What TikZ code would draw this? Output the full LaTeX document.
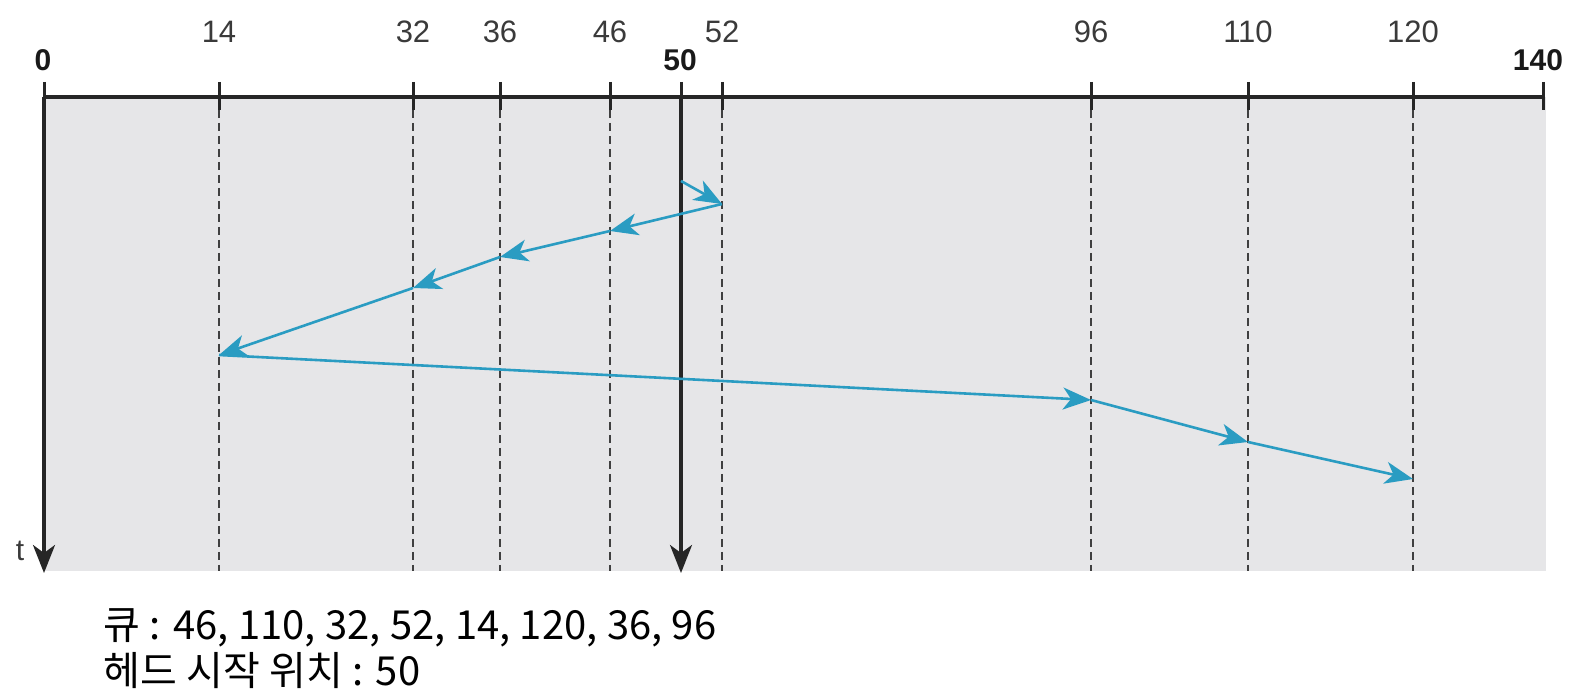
\documentclass[tikz,border=0pt]{standalone}
\usepackage{fontspec}
\setmainfont{Liberation Sans}
\newfontfamily\kr[WordSpace={1.05}]{Noto Sans CJK KR}
\usetikzlibrary{arrows.meta}
\definecolor{bgray}{HTML}{E6E6E8}
\definecolor{seek}{HTML}{2A9CC2}
\definecolor{lbl}{HTML}{3A3A3A}
\begin{document}
\begin{tikzpicture}[x=0.5pt,y=-0.5pt,
  axisline/.style={line width=1.6pt,black!85},
  tickmark/.style={line width=1.5pt,black!85},
  guide/.style={line width=0.85pt,black!75,dash pattern=on 4pt off 2.5pt},
  timearrow/.style={line width=1.6pt,black!85,-{Stealth[length=14pt,width=11pt,inset=4pt]}},
  seekarrow/.style={line width=1.3pt,seek,-{Stealth[length=14pt,width=11pt,inset=4pt]}},
  ticklbl/.style={font=\fontsize{15.5pt}{15.5pt}\selectfont,text=lbl,anchor=base,inner sep=0pt},
  boldlbl/.style={font=\fontsize{15pt}{15pt}\selectfont\bfseries,text=black!90,anchor=base,inner sep=0pt},
  captxt/.style={font=\kr\fontsize{20pt}{20pt}\selectfont,anchor=base west,inner sep=0pt}]
\useasboundingbox (0,0) rectangle (1576,695);
\fill[bgray] (44,97) rectangle (1546,571);
% tick positions
\foreach \n/\x in {0/44,14/219,32/413,36/500,46/610,50/681,52/722,96/1091,110/1248,120/1413,140/1543}{
  \coordinate (t\n) at (\x,97);
  \draw[tickmark] (\x,82) -- (\x,110);
}
\draw[axisline] (t0) -- (t140);
% dashed guides
\foreach \x in {219,413,500,610,722,1091,1248,1413}{
  \draw[guide] (\x,110) -- (\x,571);
}
% time arrows
\coordinate (b0) at (44,573);
\coordinate (b50) at (681,573);
\draw[timearrow] (t0) -- (b0);
\draw[timearrow] (t50) -- (b50);
% labels
\foreach \n/\x in {14/219,32/413,36/500,46/610,52/722,96/1091,110/1248,120/1413}{
  \node[ticklbl] (l\n) at (\x,43) {\n};
}
\node[boldlbl] (l0) at (43,71) {0};
\node[boldlbl] (l50) at (680,71) {50};
\node[boldlbl] (l140) at (1538,71) {140};
\node[font=\fontsize{15pt}{15pt}\selectfont,text=lbl,anchor=base,inner sep=0pt] (lt) at (20,560) {t};
% seek path
\coordinate (s0) at (681,181);
\coordinate (s52) at (722,204);
\coordinate (s46) at (610,231);
\coordinate (s36) at (500,257);
\coordinate (s32) at (413,288);
\coordinate (s14) at (219,355);
\coordinate (s96) at (1091,400);
\coordinate (s110) at (1248,442);
\coordinate (s120) at (1413,479);
\draw[seekarrow] (s0) -- (s52);
\draw[seekarrow] (s52) -- (s46);
\draw[seekarrow] (s46) -- (s36);
\draw[seekarrow] (s36) -- (s32);
\draw[seekarrow] (s32) -- (s14);
\draw[seekarrow] (s14) -- (s96);
\draw[seekarrow] (s96) -- (s110);
\draw[seekarrow] (s110) -- (s120);
% caption
\node[captxt] (q) at (103,639) {큐 : 46, 110, 32, 52, 14, 120, 36, 96};
\node[captxt] (h) at (103,685) {헤드 시작 위치 : 50};
\end{tikzpicture}
\end{document}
===
- [EXERCISE GOAL]
Quote in full the listing given above; the images are to be left out.

- [EXERCISE RESULT]
What TikZ code would draw this? Output the full LaTeX document.
\documentclass[tikz,border=0pt]{standalone}
\usepackage{fontspec}
\setmainfont{Liberation Sans}
\newfontfamily\kr[WordSpace={1.05}]{Noto Sans CJK KR}
\usetikzlibrary{arrows.meta}
\definecolor{bgray}{HTML}{E6E6E8}
\definecolor{seek}{HTML}{2A9CC2}
\definecolor{lbl}{HTML}{3A3A3A}
\begin{document}
\begin{tikzpicture}[x=0.5pt,y=-0.5pt,
  axisline/.style={line width=1.6pt,black!85},
  tickmark/.style={line width=1.5pt,black!85},
  guide/.style={line width=0.85pt,black!75,dash pattern=on 4pt off 2.5pt},
  timearrow/.style={line width=1.6pt,black!85,-{Stealth[length=14pt,width=11pt,inset=4pt]}},
  seekarrow/.style={line width=1.3pt,seek,-{Stealth[length=14pt,width=11pt,inset=4pt]}},
  ticklbl/.style={font=\fontsize{15.5pt}{15.5pt}\selectfont,text=lbl,anchor=base,inner sep=0pt},
  boldlbl/.style={font=\fontsize{15pt}{15pt}\selectfont\bfseries,text=black!90,anchor=base,inner sep=0pt},
  captxt/.style={font=\kr\fontsize{20pt}{20pt}\selectfont,anchor=base west,inner sep=0pt}]
\useasboundingbox (0,0) rectangle (1576,695);
\fill[bgray] (44,97) rectangle (1546,571);
% tick positions
\foreach \n/\x in {0/44,14/219,32/413,36/500,46/610,50/681,52/722,96/1091,110/1248,120/1413,140/1543}{
  \coordinate (t\n) at (\x,97);
  \draw[tickmark] (\x,82) -- (\x,110);
}
\draw[axisline] (t0) -- (t140);
% dashed guides
\foreach \x in {219,413,500,610,722,1091,1248,1413}{
  \draw[guide] (\x,110) -- (\x,571);
}
% time arrows
\coordinate (b0) at (44,573);
\coordinate (b50) at (681,573);
\draw[timearrow] (t0) -- (b0);
\draw[timearrow] (t50) -- (b50);
% labels
\foreach \n/\x in {14/219,32/413,36/500,46/610,52/722,96/1091,110/1248,120/1413}{
  \node[ticklbl] (l\n) at (\x,43) {\n};
}
\node[boldlbl] (l0) at (43,71) {0};
\node[boldlbl] (l50) at (680,71) {50};
\node[boldlbl] (l140) at (1538,71) {140};
\node[font=\fontsize{15pt}{15pt}\selectfont,text=lbl,anchor=base,inner sep=0pt] (lt) at (20,560) {t};
% seek path
\coordinate (s0) at (681,181);
\coordinate (s52) at (722,204);
\coordinate (s46) at (610,231);
\coordinate (s36) at (500,257);
\coordinate (s32) at (413,288);
\coordinate (s14) at (219,355);
\coordinate (s96) at (1091,400);
\coordinate (s110) at (1248,442);
\coordinate (s120) at (1413,479);
\draw[seekarrow] (s0) -- (s52);
\draw[seekarrow] (s52) -- (s46);
\draw[seekarrow] (s46) -- (s36);
\draw[seekarrow] (s36) -- (s32);
\draw[seekarrow] (s32) -- (s14);
\draw[seekarrow] (s14) -- (s96);
\draw[seekarrow] (s96) -- (s110);
\draw[seekarrow] (s110) -- (s120);
% caption
\node[captxt] (q) at (103,639) {큐 : 46, 110, 32, 52, 14, 120, 36, 96};
\node[captxt] (h) at (103,685) {헤드 시작 위치 : 50};
\end{tikzpicture}
\end{document}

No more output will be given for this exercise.